Special Teams: Junior Sterling Hofrichter is expected to handle both the punting and placekicking after being the starting punter the past two years. He averaged 43.2 yards per punt last year and did hit on 2 of 3 field goal attempts. Sean Riley has been the primary return man for the past two years and he has been steady, if unspectacular. The coverage units have been very solid.
Schedule: Other than a neutral site showdown with Notre Dame, the non-conference schedule (at Western Michigan, Wagner, UConn) is manageable. The ACC slate is fairly difficult. FSU, Louisville, and NC State come to Syracuse, but road dates with Clemson, Pitt, Wake, and BC could end up going a long way to determining bowl eligibility.

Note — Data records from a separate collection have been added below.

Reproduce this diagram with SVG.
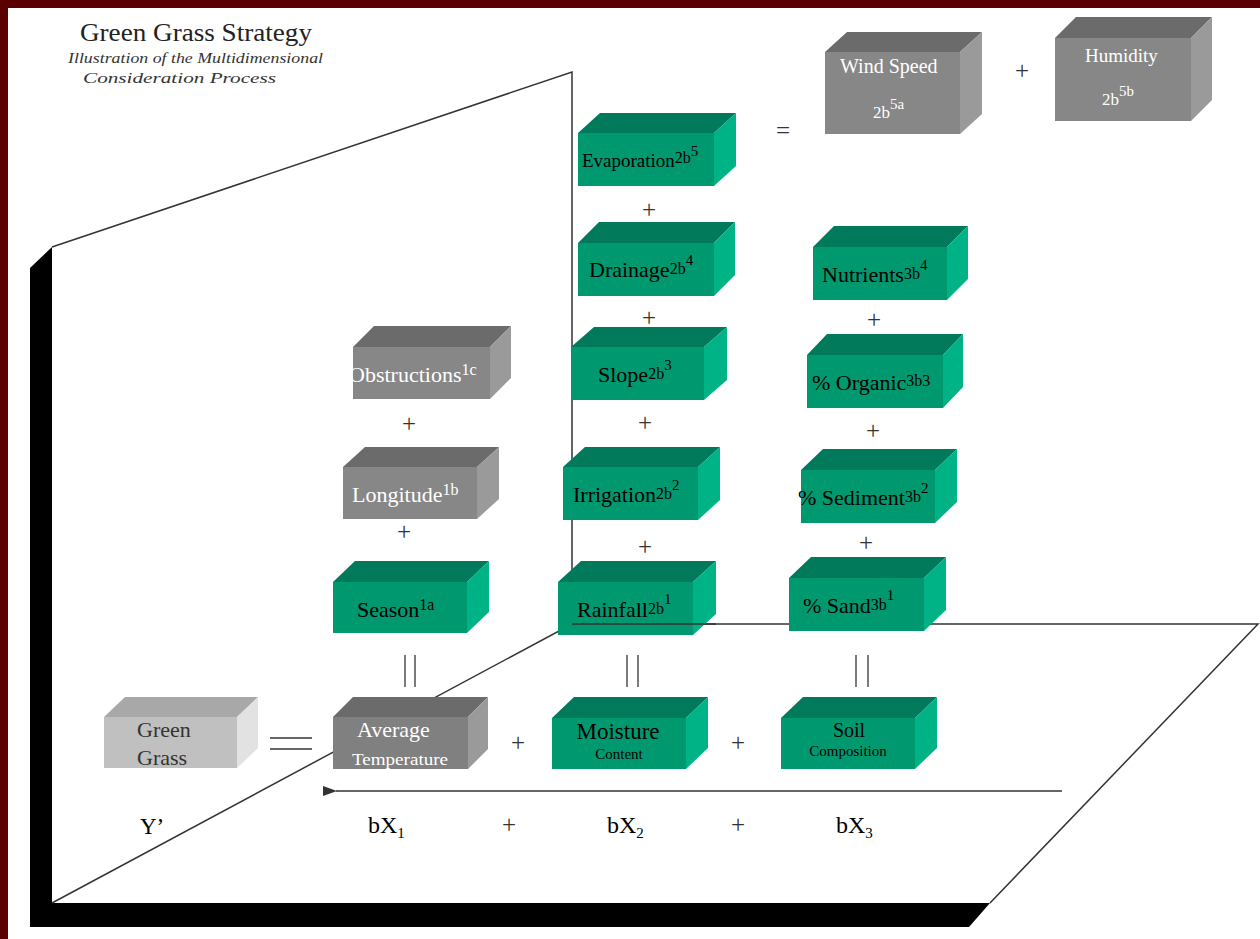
<svg xmlns="http://www.w3.org/2000/svg" width="1260" height="939" viewBox="0 0 1260 939">
<defs>
<style>
.gf{fill:#00996f}.gt{fill:#007a5a}.gr{fill:#00b386}
.yf{fill:#878787}.yt{fill:#6b6b6b}.yr{fill:#9a9a9a}
.lf{fill:#c0c0c0}.lt{fill:#a8a8a8}.lr{fill:#e2e2e2}
.t{font-family:"Liberation Serif","Times New Roman",serif;font-size:22px;fill:#000}
.w{fill:#fff}
.s1{font-size:16px}.s2{font-size:15px}
.ln{stroke:#333;stroke-width:1.5;fill:none}
.pl{font-family:"Liberation Serif","Times New Roman",serif;font-size:25px;fill:#333;text-anchor:middle}
</style>
<marker id="ah" markerWidth="14" markerHeight="10" refX="1" refY="5" orient="auto" markerUnits="userSpaceOnUse">
<path d="M0,5 L14,0 L14,10 Z" fill="#333"/>
</marker>
</defs>
<rect x="0" y="0" width="1260" height="939" fill="#fff"/>
<path d="M0,0 H1260 V8 H8 V939 H0 Z" fill="#5a0000"/>

<g id="title">
<text x="80" y="41" font-family="Liberation Serif, Times New Roman, serif" font-size="25" fill="#222" textLength="232" lengthAdjust="spacingAndGlyphs">Green Grass Strategy</text>
<text x="68" y="63" font-family="Liberation Serif, Times New Roman, serif" font-size="15" font-style="italic" fill="#333" textLength="255" lengthAdjust="spacingAndGlyphs">Illustration of the Multidimensional</text>
<text x="83" y="83" font-family="Liberation Serif, Times New Roman, serif" font-size="15" font-style="italic" fill="#333" textLength="193" lengthAdjust="spacingAndGlyphs">Consideration Process</text>
</g>

<g id="planes">
<path d="M52,247 L30,268 L30,927 L969,927 L990,903 L52,903 Z" fill="#000"/>
<path class="ln" d="M52,247 L572,72 L572,624"/>
<path class="ln" d="M52,903 L572,624 L1258,624 L990,903"/>
</g>

<g id="connectors">
<line class="ln" x1="1062" y1="791" x2="336" y2="791" marker-end="url(#ah)"/>
<line x1="270" y1="738" x2="312" y2="738" stroke="#333" stroke-width="1.3"/>
<line x1="270" y1="749" x2="312" y2="749" stroke="#333" stroke-width="1.3"/>
<line x1="405" y1="655" x2="405" y2="687" stroke="#333" stroke-width="1.3"/>
<line x1="415" y1="655" x2="415" y2="687" stroke="#333" stroke-width="1.3"/>
<line x1="627" y1="655" x2="627" y2="687" stroke="#333" stroke-width="1.3"/>
<line x1="638" y1="655" x2="638" y2="687" stroke="#333" stroke-width="1.3"/>
<line x1="856" y1="655" x2="856" y2="687" stroke="#333" stroke-width="1.3"/>
<line x1="868" y1="655" x2="868" y2="687" stroke="#333" stroke-width="1.3"/>
<text class="pl" x="649" y="218">+</text>
<text class="pl" x="649" y="326">+</text>
<text class="pl" x="645" y="431">+</text>
<text class="pl" x="645" y="555">+</text>
<text class="pl" x="409" y="432">+</text>
<text class="pl" x="404" y="540">+</text>
<text class="pl" x="874" y="328">+</text>
<text class="pl" x="873" y="439">+</text>
<text class="pl" x="866" y="551">+</text>
<text class="pl" x="1022" y="79">+</text>
<text class="pl" x="518" y="751">+</text>
<text class="pl" x="738" y="751">+</text>
<text class="pl" x="509" y="833">+</text>
<text class="pl" x="738" y="833">+</text>
<text class="pl" x="783" y="139">=</text>
</g>

<g id="evaporation">
<polygon class="gt" points="578,133 600,113 736,113 714,133"/>
<polygon class="gr" points="714,133 736,113 736,166 714,186"/>
<rect class="gf" x="578" y="133" width="136" height="53"/>
<text class="t" x="582" y="167" style="font-size:19px">Evaporation<tspan class="s1" dy="-4">2b</tspan><tspan class="s2" dy="-7">5</tspan></text>
</g>

<g id="wind-speed">
<polygon class="yt" points="825,52 847,32 982,32 960,52"/>
<polygon class="yr" points="960,52 982,32 982,114 960,134"/>
<rect class="yf" x="825" y="52" width="135" height="82"/>
<text class="t w" x="840" y="73" style="font-size:20px">Wind  Speed</text>
<text class="t w" x="873" y="118" style="font-size:17px">2b<tspan class="s2" dy="-9">5a</tspan></text>
</g>

<g id="humidity">
<polygon class="yt" points="1055,38 1076,17 1212,17 1191,38"/>
<polygon class="yr" points="1191,38 1212,17 1212,100 1191,121"/>
<rect class="yf" x="1055" y="38" width="136" height="83"/>
<text class="t w" x="1085" y="62" style="font-size:19px">Humidity</text>
<text class="t w" x="1102" y="105" style="font-size:17px">2b<tspan class="s2" dy="-9">5b</tspan></text>
</g>

<g id="drainage">
<polygon class="gt" points="578,243 599,222 735,222 714,243"/>
<polygon class="gr" points="714,243 735,222 735,275 714,296"/>
<rect class="gf" x="578" y="243" width="136" height="53"/>
<text class="t" x="589" y="277">Drainage<tspan class="s1" dy="-3">2b</tspan><tspan class="s2" dy="-9">4</tspan></text>
</g>

<g id="nutrients">
<polygon class="gt" points="813,247 834,226 968,226 947,247"/>
<polygon class="gr" points="947,247 968,226 968,279 947,300"/>
<rect class="gf" x="813" y="247" width="134" height="53"/>
<text class="t" x="822" y="282">Nutrients<tspan class="s1" dy="-3">3b</tspan><tspan class="s2" dy="-9">4</tspan></text>
</g>

<g id="obstructions">
<polygon class="yt" points="353,347 374,326 511,326 490,347"/>
<polygon class="yr" points="490,347 511,326 511,378 490,399"/>
<rect class="yf" x="353" y="347" width="137" height="52"/>
<text class="t w" x="349" y="382">Obstructions<tspan class="s1" dy="-7">1c</tspan></text>
</g>

<g id="slope">
<polygon class="gt" points="571,347 594,327 727,327 704,347"/>
<polygon class="gr" points="704,347 727,327 727,380 704,400"/>
<rect class="gf" x="571" y="347" width="133" height="53"/>
<text class="t" x="598" y="382">Slope<tspan class="s1" dy="-3">2b</tspan><tspan class="s2" dy="-9">3</tspan></text>
</g>

<g id="organic">
<polygon class="gt" points="807,355 827,334 963,334 943,355"/>
<polygon class="gr" points="943,355 963,334 963,387 943,408"/>
<rect class="gf" x="807" y="355" width="136" height="53"/>
<text class="t" x="812" y="390">% Organic<tspan class="s1" dy="-4">3b3</tspan></text>
</g>

<g id="longitude">
<polygon class="yt" points="343,467 365,447 499,447 477,467"/>
<polygon class="yr" points="477,467 499,447 499,499 477,519"/>
<rect class="yf" x="343" y="467" width="134" height="52"/>
<text class="t w" x="352" y="502">Longitude<tspan class="s1" dy="-7">1b</tspan></text>
</g>

<g id="irrigation">
<polygon class="gt" points="563,467 585,447 720,447 698,467"/>
<polygon class="gr" points="698,467 720,447 720,500 698,520"/>
<rect class="gf" x="563" y="467" width="135" height="53"/>
<text class="t" x="573" y="502">Irrigation<tspan class="s1" dy="-3">2b</tspan><tspan class="s2" dy="-9">2</tspan></text>
</g>

<g id="sediment">
<polygon class="gt" points="801,470 823,449 957,449 935,470"/>
<polygon class="gr" points="935,470 957,449 957,502 935,523"/>
<rect class="gf" x="801" y="470" width="134" height="53"/>
<text class="t" x="798" y="505">% Sediment<tspan class="s1" dy="-3">3b</tspan><tspan class="s2" dy="-9">2</tspan></text>
</g>

<g id="season">
<polygon class="gt" points="333,582 355,561 489,561 467,582"/>
<polygon class="gr" points="467,582 489,561 489,612 467,633"/>
<rect class="gf" x="333" y="582" width="134" height="51"/>
<text class="t" x="357" y="617">Season<tspan class="s1" dy="-7">1a</tspan></text>
</g>

<g id="rainfall">
<polygon class="gt" points="558,582 581,561 716,561 693,582"/>
<polygon class="gr" points="693,582 716,561 716,614 693,635"/>
<rect class="gf" x="558" y="582" width="135" height="53"/>
<text class="t" x="577" y="617">Rainfall<tspan class="s1" dy="-3">2b</tspan><tspan class="s2" dy="-10">1</tspan></text>
<line class="ln" x1="572" y1="624" x2="716" y2="624"/>
</g>

<g id="sand">
<polygon class="gt" points="789,578 811,557 946,557 924,578"/>
<polygon class="gr" points="924,578 946,557 946,610 924,631"/>
<rect class="gf" x="789" y="578" width="135" height="53"/>
<text class="t" x="803" y="613">% Sand<tspan class="s1" dy="-3">3b</tspan><tspan class="s2" dy="-10">1</tspan></text>
</g>

<g id="green-grass">
<polygon class="lt" points="104,717 125,697 258,697 237,717"/>
<polygon class="lr" points="237,717 258,697 258,748 237,768"/>
<rect class="lf" x="104" y="717" width="133" height="51"/>
<text class="t" x="137" y="737" style="fill:#333">Green</text>
<text class="t" x="137" y="765" style="fill:#333">Grass</text>
</g>

<g id="average-temperature">
<polygon class="yt" points="333,717 353,697 488,697 468,717"/>
<polygon class="yr" points="468,717 488,697 488,749 468,769"/>
<rect class="yf" x="333" y="717" width="135" height="52" style="fill:#808080"/>
<text class="t w" x="357" y="737">Average</text>
<text class="t w" x="352" y="765" style="font-size:16px" textLength="96" lengthAdjust="spacingAndGlyphs">Temperature</text>
</g>

<g id="moisture-content">
<polygon class="gt" points="552,718 574,697 708,697 686,718"/>
<polygon class="gr" points="686,718 708,697 708,748 686,769"/>
<rect class="gf" x="552" y="718" width="134" height="51"/>
<text class="t" text-anchor="middle" x="618" y="739" style="font-size:23px">Moisture</text>
<text class="t" text-anchor="middle" x="619" y="759" style="font-size:15px">Content</text>
</g>

<g id="soil-composition">
<polygon class="gt" points="781,718 803,697 937,697 915,718"/>
<polygon class="gr" points="915,718 937,697 937,748 915,769"/>
<rect class="gf" x="781" y="718" width="134" height="51"/>
<text class="t" text-anchor="middle" x="849" y="737" style="font-size:20px">Soil</text>
<text class="t" text-anchor="middle" x="848" y="756" style="font-size:15px">Composition</text>
</g>

<g id="axis-labels">
<text class="t" x="140" y="834" style="font-size:23px">Y’</text>
<text class="t" x="368" y="833" style="font-size:24px">bX<tspan font-size="15" dy="5">1</tspan></text>
<text class="t" x="607" y="833" style="font-size:24px">bX<tspan font-size="15" dy="5">2</tspan></text>
<text class="t" x="836" y="833" style="font-size:24px">bX<tspan font-size="15" dy="5">3</tspan></text>
</g>
</svg>
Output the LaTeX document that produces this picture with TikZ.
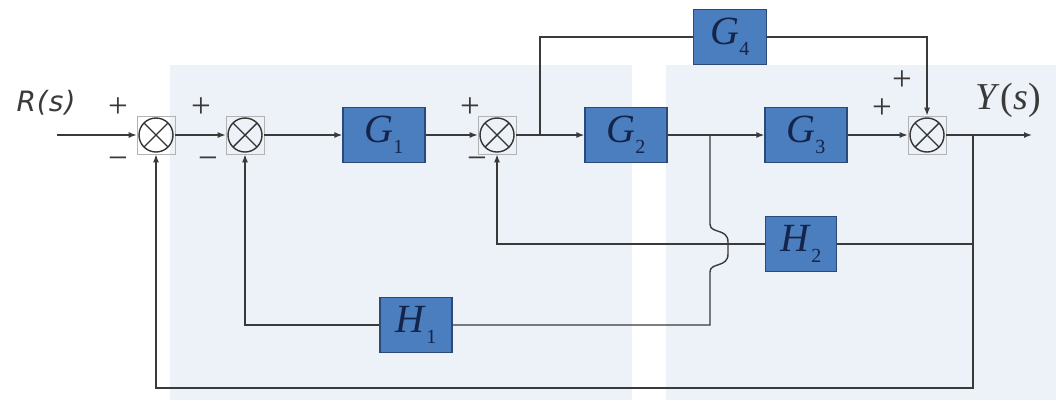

Overall: This is probably the best team Babers has fielded in his time at Syracuse, but it still seems like it will be a struggle to get to 6 wins and bowl eligibility. Nearly all preseason prognosticators have tabbed Syracuse as the likely last place team in the Atlantic. The Orange do have talent and experience at QB, along both lines, and somewhat in the secondary. But, they have glaring holes at WR and LB and they lack difference makers all over the place. If Dungey stays healthy, that would go a long way to making this team more dangerous, but, at this point, it seems foolish to bank on that. The defense has fallen apart each of the past two years down the stretch and the schedule is back loaded so that is foreboding to say the least. I like Babers and I think his idea of zigging by running an Air Raid-type offense in the ACC while everyone else is zagging makes sense. And you’ve seen some results, as Syracuse upset Virginia Tech in 2016 and Clemson last year. However, my gut tells me Syracuse is going to struggle to get more than 4 or 5 wins. Babers is doing his best and the players and community seem to respond to him, but Syracuse is a hard school to recruit to and the Atlantic is loaded. If Syracuse gets to 6 wins and a bowl, Babers is likely looking at a contract extension. If not? He might be atop coaching “hot seat” lists in the offseason.